Foto: Isabelle Rieger/Sul21

Diário da Enchente

Inspirado no Diário da Pandemia – uma pessoa por dia, um dia de cada vez, iniciativa de Julia Dantas – o Diário da Enchente reúne relatos sobre a maior tragédia climática do Rio Grande do Sul. Editado por Luís Felipe dos Santos (@lfds85) e Raphaela Flores (@rapha_donaflor). Foto: Isabelle Rieger.

Carta para minha avó, por Roberta Pinto

*Texto enviado no dia 19 de maio de 2024.

Interessante onde buscamos forças em momentos de crise, como a que vivemos hoje no meu estado, o RS.
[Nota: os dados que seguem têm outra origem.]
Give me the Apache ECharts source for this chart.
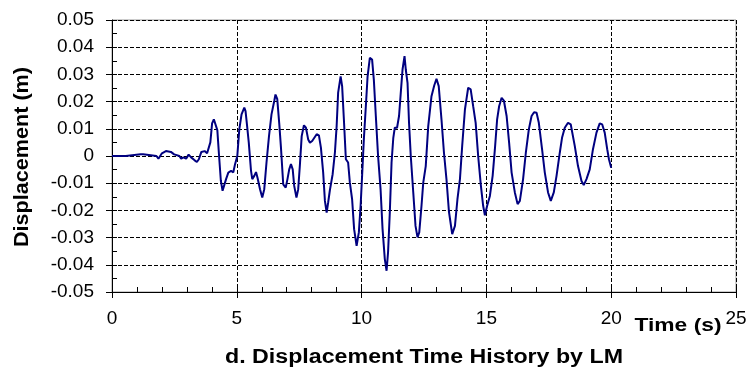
<!DOCTYPE html>
<html>
<head>
<meta charset="utf-8">
<script src="https://cdn.jsdelivr.net/npm/echarts@6/dist/echarts.min.js"></script>
<style>
  html, body { margin: 0; padding: 0; background: #fff; }
  #chart { width: 751px; height: 371px; }
</style>
</head>
<body>
<div id="chart"></div>
<script>
// time (s) and displacement (m)
const timeS = [
  0, 0.55, 0.6, 1.15, 1.2, 1.25, 1.4, 1.45, 1.78, 1.86, 2.0, 2.16, 2.22, 2.36, 2.49,
  2.7, 2.77, 2.86, 2.97, 3.07, 3.17, 3.3, 3.4, 3.48, 3.58, 3.71, 3.81, 3.89, 3.94,
  4.01, 4.08, 4.16, 4.22, 4.29, 4.36, 4.43, 4.48, 4.57, 4.66, 4.77, 4.86, 4.93,
  5.02, 5.1, 5.19, 5.3, 5.35, 5.4, 5.48, 5.57, 5.62, 5.7, 5.77, 5.83, 5.93,
  6.02, 6.1, 6.19, 6.29, 6.39, 6.5, 6.55, 6.62, 6.7, 6.77, 6.86, 6.96,
  7.03, 7.1, 7.17, 7.24, 7.3, 7.39, 7.46, 7.53, 7.6, 7.69, 7.77, 7.86, 7.93,
  8.02, 8.1, 8.2, 8.29, 8.37, 8.46, 8.53, 8.6, 8.66, 8.73, 8.84, 8.93,
  9.0, 9.06, 9.16, 9.22, 9.29, 9.37, 9.46, 9.53, 9.62, 9.7, 9.8, 9.89, 9.96,
  10.02, 10.09, 10.17, 10.24, 10.33, 10.42, 10.49, 10.57, 10.66, 10.76, 10.84, 10.93,
  11.0, 11.06, 11.13, 11.2, 11.27, 11.33, 11.42, 11.5, 11.57, 11.64, 11.72, 11.77, 11.84, 11.9, 11.97,
  12.07, 12.16, 12.24, 12.31, 12.4, 12.47, 12.57, 12.67, 12.8, 12.91,
  13.0, 13.09, 13.2, 13.3, 13.4, 13.5, 13.63, 13.74, 13.84, 13.94,
  14.03, 14.14, 14.2, 14.27, 14.37, 14.47, 14.57, 14.67, 14.78, 14.87, 14.94,
  15.03, 15.14, 15.25, 15.34, 15.43, 15.51, 15.61, 15.7, 15.81, 15.91,
  16.01, 16.14, 16.25, 16.34, 16.47, 16.58, 16.7, 16.81, 16.91,
  17.01, 17.1, 17.23, 17.34, 17.47, 17.58, 17.7, 17.81, 17.94,
  18.03, 18.14, 18.27, 18.38, 18.54, 18.67, 18.81, 18.9,
  19.01, 19.14, 19.27, 19.41, 19.54, 19.64, 19.74, 19.84, 19.91, 20.0
];
const dispM = [
  0, 0, 0.0006, 0.0006, 0.0002, 0.0006, 0.0005, 0, 0, -0.001, 0.001, 0.0018, 0.0021, 0.0015, 0.0006,
  0, -0.001, -0.0005, -0.001, 0.0005, -0.0005, -0.0015, -0.0022, -0.0012, 0.0015, 0.0018, 0.001, 0.0005, 0.005,
  0.012, 0.0135, 0.0135, 0.0095, 0.0, -0.009, -0.0128, -0.0125, -0.0085, -0.0061, -0.0055, -0.006, -0.003,
  0.0, 0.0098, 0.0153, 0.0178, 0.0165, 0.0122, 0.0049, -0.0055, -0.0085, -0.0073, -0.0059, -0.008, -0.0122,
  -0.0153, -0.0122, -0.0024, 0.0073, 0.0153, 0.0202, 0.0226, 0.021, 0.012, 0.003, -0.0104, -0.0116,
  -0.0085, -0.0049, -0.003, -0.0049, -0.011, -0.0153, -0.0122, -0.003, 0.0073, 0.0113, 0.0104, 0.0061, 0.0049,
  0.0055, 0.0049, 0.008, 0.0076, 0.0031, -0.006, -0.0165, -0.0208, -0.0171, -0.0125, -0.0067, 0.0012,
  0.011, 0.0233, 0.0293, 0.0257, 0.0135, -0.0012, -0.0024, -0.0098, -0.0159, -0.0269, -0.033, -0.0281, -0.0183,
  -0.0073, 0.0061, 0.0183, 0.0293, 0.0361, 0.0355, 0.0281, 0.0147, 0.0, -0.0122, -0.0269, -0.0379,
  -0.0422, -0.0354, -0.0208, -0.0024, 0.0067, 0.0104, 0.0104, 0.0147, 0.0233, 0.0318, 0.0367, 0.0318, 0.0269, 0.0122, 0.0,
  -0.0134, -0.0257, -0.0299, -0.0281, -0.0183, -0.0098, -0.0037, 0.011, 0.022, 0.0259,
  0.0284, 0.0257, 0.0135, 0.0012, -0.0085, -0.0205, -0.0287, -0.0257, -0.0159, -0.0085,
  0.0037, 0.0171, 0.0208, 0.0251, 0.0245, 0.0183, 0.0122, 0.0, -0.011, -0.0183, -0.0218,
  -0.0183, -0.0147, -0.0073, 0.0025, 0.0135, 0.0183, 0.0214, 0.0204, 0.0147, 0.0049,
  -0.0061, -0.0134, -0.0177, -0.0165, -0.0085, 0.0012, 0.0098, 0.0147, 0.0161,
  0.0159, 0.0122, 0.0025, -0.0061, -0.0134, -0.0165, -0.0134, -0.0073, 0.0012,
  0.0067, 0.0104, 0.0122, 0.0116, 0.0037, -0.0037, -0.0092, -0.0107,
  -0.0085, -0.0049, 0.0025, 0.0086, 0.012, 0.0116, 0.0086, 0.0025, -0.0012, -0.0043
];

const xTitle = "Time (s)";
const yTitle = "Displacement (m)";
const chartTitle = "d. Displacement Time History by LM";

const font = "'Liberation Sans', Arial, sans-serif";

const chart = echarts.init(document.getElementById("chart"));

const option = {
  animation: false,
  backgroundColor: "#fff",
  grid: {
    left: 112, top: 20, width: 624, height: 272,
    show: true, borderColor: "#999", borderWidth: 1
  },
  xAxis: [
    {
      type: "value", min: 0, max: 25, interval: 5, position: "bottom",
      axisLine: { onZero: false, lineStyle: { color: "#000", width: 1 } },
      axisTick: { length: 6, lineStyle: { color: "#000" } },
      axisLabel: { color: "#000", fontSize: 19, fontFamily: font, margin: 17 },
      splitLine: { show: true, lineStyle: { color: "#000", width: 1, type: "dashed" } }
    },
    {
      // minor ticks on the inside
      type: "value", min: 0, max: 25, interval: 1, position: "bottom",
      axisLine: { show: false, onZero: false },
      axisTick: { inside: true, length: 5, lineStyle: { color: "#000" } },
      axisLabel: { show: false },
      splitLine: { show: false }
    }
  ],
  yAxis: [
    {
      type: "value", min: -0.05, max: 0.05, interval: 0.01, position: "left",
      axisLine: { show: true, onZero: false, lineStyle: { color: "#000", width: 1 } },
      axisTick: { show: true, length: 6, lineStyle: { color: "#000" } },
      axisLabel: {
        color: "#000", fontSize: 19, fontFamily: font, margin: 18,
        formatter: v => Math.abs(v) < 1e-9 ? "0" : v.toFixed(2)
      },
      splitLine: { show: true, lineStyle: { color: "#000", width: 1, type: "dashed" } }
    },
    {
      type: "value", min: -0.05, max: 0.05, interval: 0.005, position: "left",
      axisLine: { show: false, onZero: false },
      axisTick: { show: true, inside: true, length: 5, lineStyle: { color: "#000" } },
      axisLabel: { show: false },
      splitLine: { show: false }
    }
  ],
  graphic: [
    {
      type: "text", x: 22, y: 157, rotation: Math.PI / 2, scaleX: 1.08,
      style: {
        text: yTitle, fill: "#000", fontSize: 20, fontWeight: "bold",
        fontFamily: font, align: "center", verticalAlign: "middle"
      }
    },
    {
      type: "text", x: 678, y: 326, scaleX: 1.2,
      style: {
        text: xTitle, fill: "#000", fontSize: 19, fontWeight: "bold",
        fontFamily: font, align: "center", verticalAlign: "middle"
      }
    },
    {
      type: "text", x: 424, y: 357, scaleX: 1.16,
      style: {
        text: chartTitle, fill: "#000", fontSize: 20, fontWeight: "bold",
        fontFamily: font, align: "center", verticalAlign: "middle"
      }
    }
  ],
  series: [
    {
      type: "line",
      xAxisIndex: 0, yAxisIndex: 0,
      showSymbol: false,
      z: 5,
      lineStyle: { color: "#000080", width: 2 },
      data: timeS.map((t, i) => [t, dispM[i]])
    }
  ]
};

chart.setOption(option);
</script>
</body>
</html>
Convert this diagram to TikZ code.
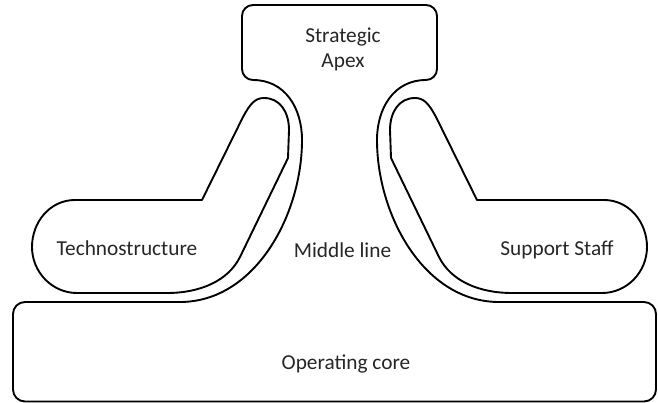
\documentclass[tikz,border=0pt]{standalone}
\usepackage{fontspec}
\setmainfont{Carlito}
\begin{document}
\begin{tikzpicture}[x=1pt,y=-1pt,
  part/.style={draw=black, line width=1.9pt, line join=round},
  lbl/.style={font=\fontsize{21.3}{25}\selectfont, text=black!85, inner sep=0pt, anchor=base, align=center},
  wing/.pic={
    \draw[part] (202,200) -- (243,117)
      .. controls (250,104) and (255,98) .. (264,98)
      .. controls (280,98) and (289,112) .. (289,130)
      -- (288,158) -- (240,257)
      .. controls (228,281) and (200,293) .. (167,293)
      -- (77,293)
      .. controls (52,293) and (32,272) .. (32,247)
      .. controls (32,222) and (50,200) .. (75,200) -- cycle;
  }]
\path[use as bounding box] (0,0) rectangle (658,403);

% operating core, middle line and strategic apex as one outline
\draw[part] (180,302) -- (25,302)
  arc[start angle=90, end angle=180, radius=12pt] -- (13,389.5)
  arc[start angle=180, end angle=270, radius=12pt] -- (644,401.5)
  arc[start angle=270, end angle=360, radius=12pt] -- (656,314)
  arc[start angle=0, end angle=90, radius=12pt] -- (499,302)
  .. controls (424,302) and (377,215) .. (377,140)
  .. controls (377,108) and (394,80) .. (426,80)
  arc[start angle=270, end angle=360, radius=11pt] -- (437,16)
  arc[start angle=0, end angle=90, radius=11pt] -- (253,5)
  arc[start angle=90, end angle=180, radius=11pt] -- (242,69)
  arc[start angle=180, end angle=270, radius=11pt]
  .. controls (285,80) and (302,108) .. (302,140)
  .. controls (302,215) and (255,302) .. (180,302) -- cycle;

% technostructure and its mirror image, the support staff
\pic (techshape) at (0,0) {wing};
\pic[xscale=-1] (staffshape) at (679,0) {wing};

% the base anchor of a two-line label sits on its last line
\node[lbl] (apex) at (343,68) {Strategic\\Apex};
\node[lbl] (tech) at (127,255) {Technostructure};
\node[lbl] (mid) at (342.5,258) {Middle line};
\node[lbl] (staff) at (557,255.5) {Support Staff};
\node[lbl] (core) at (346,369) {Operating core};
\end{tikzpicture}
\end{document}
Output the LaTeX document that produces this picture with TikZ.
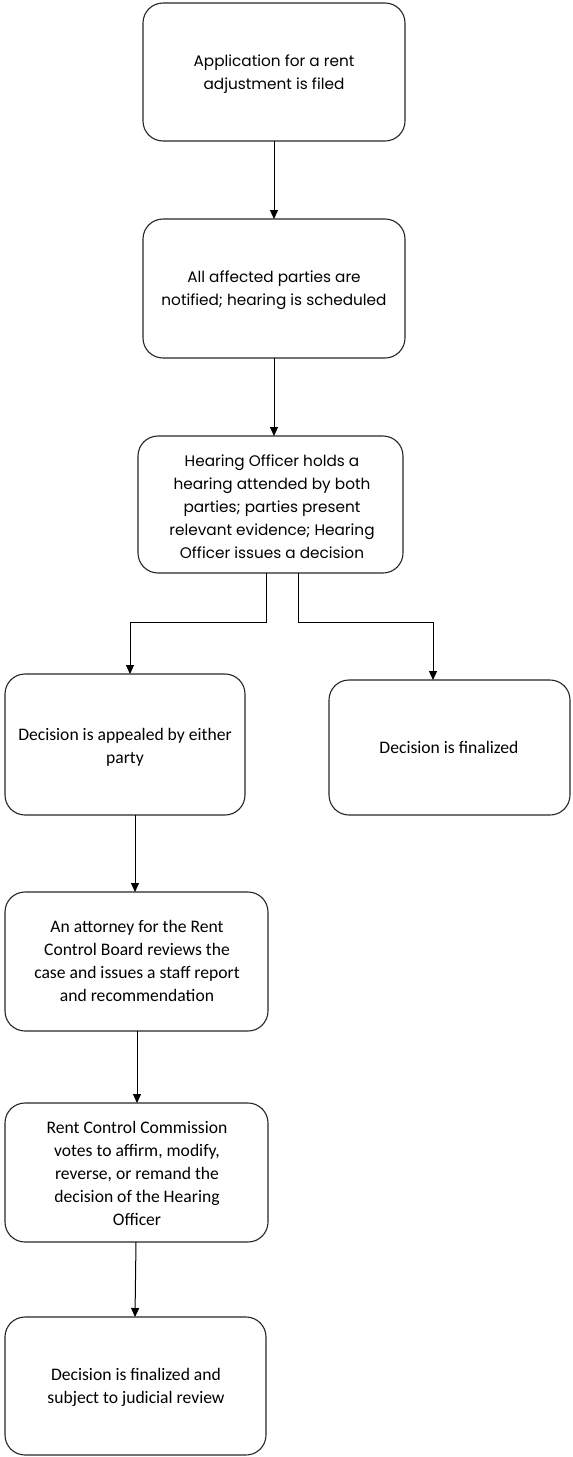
\documentclass[tikz,border=0pt]{standalone}
\usepackage{fontspec}
\setmainfont{Carlito}
\newfontfamily\twfont{Poppins}
\usetikzlibrary{arrows.meta}
\tikzset{
  box/.style={draw=black!85, line width=1.1pt, rounded corners=20pt},
  toptext/.style={align=center, inner sep=0pt, font=\twfont\fontsize{15.3}{23}\selectfont},
  lowtext/.style={align=center, inner sep=0pt, font=\fontsize{17.6}{23}\selectfont},
  flow/.style={draw=black, line width=1pt, -{Triangle[length=9pt,width=8pt]}}
}
\begin{document}
\begin{tikzpicture}[x=1pt,y=-1pt]
\useasboundingbox (0,0) rectangle (573,1457);
% boxes
\draw[box] (143,3) rectangle (405,141);
\node[toptext] (t1) at (274,74) {Application for a rent\\adjustment is filed};
\coordinate (b1s) at (274,141);
\coordinate (b2n) at (274,219);
\draw[box] (143,219) rectangle (405,358);
\node[toptext] (t2) at (274,290) {All affected parties are\\notified; hearing is scheduled};
\coordinate (b2s) at (274,358);
\coordinate (b3n) at (274,436);
\draw[box] (138,436) rectangle (403,573);
\node[toptext] (t3) at (272,507) {Hearing Officer holds a\\hearing attended by both\\parties; parties present\\relevant evidence; Hearing\\Officer issues a decision};
\coordinate (b3l) at (266,573);
\coordinate (b3r) at (298,573);
\coordinate (kl) at (266,622);
\coordinate (kr) at (298,622);
\coordinate (kl2) at (130,622);
\coordinate (kr2) at (433,622);
\coordinate (b4n) at (130,674);
\coordinate (b5n) at (433,680);
\draw[box] (5,674) rectangle (245,815);
\node[lowtext] (t4) at (125,747) {Decision is appealed by either\\party};
\draw[box] (329,680) rectangle (570,815);
\node[lowtext] (t5) at (449,747) {Decision is finalized};
\coordinate (b4s) at (135,815);
\coordinate (b6n) at (135,892);
\draw[box] (5,892) rectangle (268,1031);
\node[lowtext] (t6) at (137,961) {An attorney for the Rent\\Control Board reviews the\\case and issues a staff report\\and recommendation};
\coordinate (b6s) at (137,1031);
\coordinate (b7n) at (137,1103);
\draw[box] (5,1103) rectangle (268,1242);
\node[lowtext] (t7) at (137,1173) {Rent Control Commission\\votes to affirm, modify,\\reverse, or remand the\\decision of the Hearing\\Officer};
\coordinate (b7s) at (136,1242);
\coordinate (b8n) at (135,1317);
\draw[box] (5,1317) rectangle (266,1455);
\node[lowtext] (t8) at (136,1387) {Decision is finalized and\\subject to judicial review};
% connectors
\draw[flow] (b1s) -- (b2n);
\draw[flow] (b2s) -- (b3n);
\draw[flow] (b3l) -- (kl) -- (kl2) -- (b4n);
\draw[flow] (b3r) -- (kr) -- (kr2) -- (b5n);
\draw[flow] (b4s) -- (b6n);
\draw[flow] (b6s) -- (b7n);
\draw[flow] (b7s) -- (b8n);
\end{tikzpicture}
\end{document}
Tenho pensado muito na minha avó paterna. A vó Leboutte (sobrenome de origem francesa que ela carregava com orgulho) era uma mulher curiosa e inquieta. Sol em Gêmeos com Mercúrio em Câncer, tinha excelente memória. Gostava de ler, conversar, assistir novelas e fazia doces maravilhosos. Estava sempre bonita e arrumada. Herdei dela o gosto pelo batom vermelho, uma das suas marcas registradas.
Espectadora da primeira fila dos monólogos que eu inventava quando queria ser atriz, também me deu de presente o meu primeiro uniforme completo da Mulher Maravilha. Sempre tinha na cozinha potes cheios com os biscoitos amanteigados que eu adorava. Nas nossas inúmeras conversas sempre dizia para eu nunca parar de estudar, pois “o conhecimento é a tua maior riqueza, Roberta“.
Entre as histórias que minha avó contava do passado estavam as de duas enchentes: a de 1941, em Porto Alegre, e a de 1965, em São Leopoldo. Mostrava fotos e relatava suas lembranças de tempos difíceis.
Claro, quando a vó passou pelas duas enchentes não tinha fake news e nem essa onda negacionista que existe hoje. É exaustivo viver na era do extremismo, vó.
Passados 15 dias do início do período mais longo das nossas vidas, o meu coração segue inquieto mas pulsa bem, pois as pessoas e animais que amo estão seguras, assim como eu.
Porém esse sentimento não me traz conforto o suficiente. Existe muita gente que precisa de ajuda, e vai continuar precisando por um bom tempo. É necessário seguir bem e também fazer algo por quem não está. São duas frentes que andam juntas.
Consciência se faz com CIÊNCIA. E para superar essa crise é preciso investir na nossa maior riqueza: o conhecimento.
Fecho os olhos e consigo escutar a voz da minha vó Leboutte me dizendo essas sábias palavras enquanto abre o pote que exala o delicioso cheiro dos biscoitos amanteigados.
A lembrança da sabedoria da minha avó tem sido o meu refúgio nestes momentos desafiadores.